Rare Disease Spotlight
Fragile X Syndrome
The most common inherited cause of intellectual disability, caused by mutations in the FMR1 gene on the X chromosome.
Connection: Rare genetic cause of intellectual & mental-health impact
Overview
Fragile X syndrome (FXS) is the most common inherited cause of intellectual disability and the most common single-gene cause of autism spectrum disorder. It's caused by a CGG repeat expansion and then methylation-driven silencing of the FMR1 gene on the X chromosome. Prevalence is around 1 in 5,000 males and 1 in 8,000 females, and females generally show milder and more variable features because they have a second X chromosome doing some of the work.
Impact
Boys with FXS usually have moderate to severe intellectual disability, language delay, autism features, anxiety, ADHD, aggression, and sleep disturbance, while girls often have milder learning differences and high rates of anxiety.
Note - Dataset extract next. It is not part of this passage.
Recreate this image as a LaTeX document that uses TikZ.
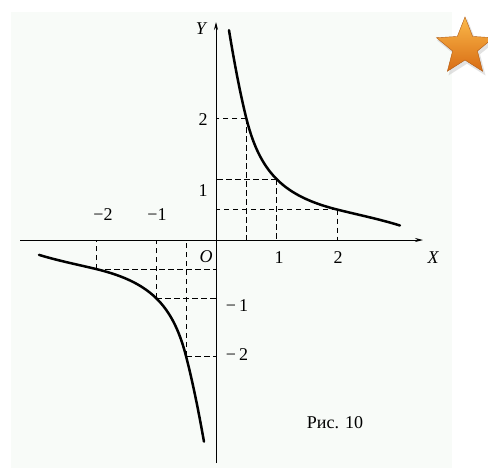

Families take on lifelong caregiving and educational advocacy, and premutation carriers face their own distinct risks, including fragile X-associated tremor/ataxia syndrome (FXTAS) and primary ovarian insufficiency (FXPOI), both of which shape genetic counseling across generations.
Medical Overview
FXS is caused by a CGG repeat expansion in the 5' untranslated region of FMR1 (typically more than 200 repeats, called the "full mutation"), which leads to hypermethylation, silencing of the gene, and loss of FMRP, an RNA-binding protein that's critical for how synapses adapt and learn. Clinical features include intellectual disability, autistic traits, language delay, characteristic facial features (long face, prominent ears), macroorchidism (enlarged testicles) after puberty in males, hyperactivity, anxiety, and seizures in a subset of patients. Diagnosis uses molecular testing (Southern blot, triplet-repeat PCR, methylation-specific PCR or MS-MLPA) to figure out both the repeat size and the methylation status. Newer optical genome mapping techniques are starting to show up too. Management is multimodal and symptom-targeted: early behavioral and educational intervention, speech/OT/PT, SSRIs and stimulants for behavioral symptoms, antiepileptics, and treatment of coexisting autism and anxiety. Investigational therapies aimed at metabotropic glutamate receptor 5 (mGluR5) pathways and GABAergic signaling are still under study, and nothing disease-modifying is approved yet.
References
- Protic DD, et al.. Fragile X Syndrome: From Molecular Aspect to Clinical Treatment . International Journal of Molecular Sciences . 2022.